Task to carry out – Exactly retype the lines from the top of the data through the line containing "const font = 'Liberation", leaving out every picture.

Stored data –
--*--

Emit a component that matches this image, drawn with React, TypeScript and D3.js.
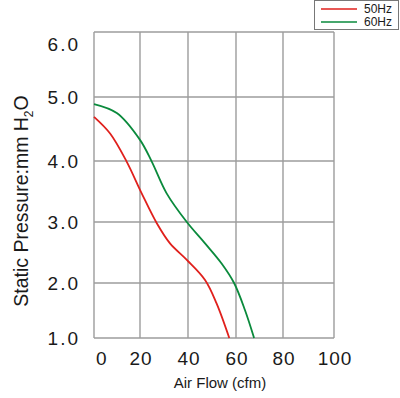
import * as d3 from 'd3';
import React from 'react';

// axis ticks
const flowTicks = [0, 20, 40, 60, 80, 100];
const pressureTicks = [1, 2, 3, 4, 5, 6];

// curves: air flow (cfm) / static pressure (mm H2O)
const flow50 = [0, 7, 14.2, 20.7, 27, 32.5, 39.5, 47.1, 51.9, 57.2];
const press50 = [4.69, 4.43, 3.99, 3.47, 2.98, 2.65, 2.38, 2.05, 1.63, 1.0];

const flow60 = [0, 9.9, 20, 24.9, 31.1, 39.5, 47.1, 54, 59.2, 63.8, 67.7];
const press60 = [4.89, 4.75, 4.33, 3.99, 3.47, 3.0, 2.65, 2.32, 2.0, 1.51, 1.0];

const seriesNames = ['50Hz', '60Hz'];
const seriesColors = ['#e0201c', '#0a8a3c'];

function App() {
  const ref = React.useRef(null);

  React.useEffect(() => {
    const width = 400;
    const height = 398;
    const font = 'Liberation Sans, Arial, sans-serif';

    // the original grid is not quite even, so the scales are piecewise
    const x = d3.scaleLinear().domain(flowTicks).range([94, 140, 188, 236, 283, 334]);
    const y = d3.scaleLinear().domain(pressureTicks).range([338, 283, 222, 161, 97, 32]);

    const svg = d3.select(ref.current);
    svg.selectAll('*').remove();
    svg.attr('width', width).attr('height', height);

    svg.append('rect')
      .attr('width', width).attr('height', height).attr('fill', '#fff');

    // grid
    const grid = svg.append('g')
      .attr('stroke', '#9c9c9c')
      .attr('stroke-width', 1.4);

    grid.selectAll('.v')
      .data(flowTicks)
      .join('line')
        .attr('x1', d => x(d)).attr('x2', d => x(d))
        .attr('y1', y(6)).attr('y2', y(1));

    grid.selectAll('.h')
      .data(pressureTicks)
      .join('line')
        .attr('x1', x(0)).attr('x2', x(100))
        .attr('y1', d => y(d)).attr('y2', d => y(d));

    // tick labels
    svg.append('g')
      .attr('font-family', font)
      .attr('font-size', 19)
      .attr('fill', '#1a1a1a')
      .attr('text-anchor', 'end')
      .attr('letter-spacing', 2)
      .selectAll('text')
      .data(pressureTicks)
      .join('text')
        .attr('x', 80)
        .attr('y', d => Math.max(y(d), y(6) + 12))
        .attr('dy', '0.36em')
        .text(d => d3.format('.1f')(d));

    svg.append('g')
      .attr('font-family', font)
      .attr('font-size', 19)
      .attr('fill', '#1a1a1a')
      .attr('letter-spacing', 1)
      .selectAll('text')
      .data(flowTicks)
      .join('text')
        .attr('text-anchor', (d, i) => i ? 'middle' : 'start')
        .attr('x', (d, i) => i ? x(d) + 1 : x(d) + 2)
        .attr('y', 365)
        .text(d => d);

    // axis titles
    svg.append('text')
      .attr('font-family', font)
      .attr('font-size', 15)
      .attr('fill', '#1a1a1a')
      .attr('text-anchor', 'middle')
      .attr('x', 220).attr('y', 388)
      .text('Air Flow (cfm)');

    const yt = svg.append('text')
      .attr('font-family', font)
      .attr('font-size', 19.5)
      .attr('fill', '#1a1a1a')
      .attr('text-anchor', 'middle')
      .attr('transform', 'translate(28,201) rotate(-90)');
    yt.append('tspan').text('Static Pressure:mm H');
    yt.append('tspan').attr('font-size', 12).attr('dy', 5).text('2');
    yt.append('tspan').attr('dy', -5).text('O');

    // curves
    const line = d3.line()
      .x(d => x(d[0]))
      .y(d => y(d[1]))
      .curve(d3.curveCatmullRom.alpha(0.5));

    const curves = [
      d3.zip(flow50, press50),
      d3.zip(flow60, press60),
    ];

    svg.append('g')
      .attr('fill', 'none')
      .attr('stroke-width', 1.8)
      .selectAll('path')
      .data(curves)
      .join('path')
        .attr('stroke', (d, i) => seriesColors[i])
        .attr('d', line);

    // legend
    const legend = svg.append('g');
    legend.append('rect')
      .attr('x', 314.5).attr('y', 0.5)
      .attr('width', 84).attr('height', 29)
      .attr('fill', '#fff')
      .attr('stroke', '#777');

    const items = legend.selectAll('g')
      .data(seriesNames)
      .join('g')
        .attr('transform', (d, i) => `translate(0,${9 + i * 13})`);
    items.append('line')
      .attr('x1', 321).attr('x2', 357)
      .attr('stroke', (d, i) => seriesColors[i])
      .attr('stroke-width', 1.6);
    items.append('text')
      .attr('x', 364).attr('dy', '0.36em')
      .attr('font-family', font)
      .attr('font-size', 12)
      .attr('fill', '#1a1a1a')
      .text(d => d);
  }, []);

  return (
    <div style={{ position: 'absolute', left: 0, top: 0 }}>
      <svg ref={ref} style={{ display: 'block' }}></svg>
    </div>
  );
}

export default App;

--*--

Exercise response –
Emit a component that matches this image, drawn with React, TypeScript and D3.js.
import * as d3 from 'd3';
import React from 'react';

// axis ticks
const flowTicks = [0, 20, 40, 60, 80, 100];
const pressureTicks = [1, 2, 3, 4, 5, 6];

// curves: air flow (cfm) / static pressure (mm H2O)
const flow50 = [0, 7, 14.2, 20.7, 27, 32.5, 39.5, 47.1, 51.9, 57.2];
const press50 = [4.69, 4.43, 3.99, 3.47, 2.98, 2.65, 2.38, 2.05, 1.63, 1.0];

const flow60 = [0, 9.9, 20, 24.9, 31.1, 39.5, 47.1, 54, 59.2, 63.8, 67.7];
const press60 = [4.89, 4.75, 4.33, 3.99, 3.47, 3.0, 2.65, 2.32, 2.0, 1.51, 1.0];

const seriesNames = ['50Hz', '60Hz'];
const seriesColors = ['#e0201c', '#0a8a3c'];

function App() {
  const ref = React.useRef(null);

  React.useEffect(() => {
    const width = 400;
    const height = 398;
    const font = 'Liberation Sans, Arial, sans-serif';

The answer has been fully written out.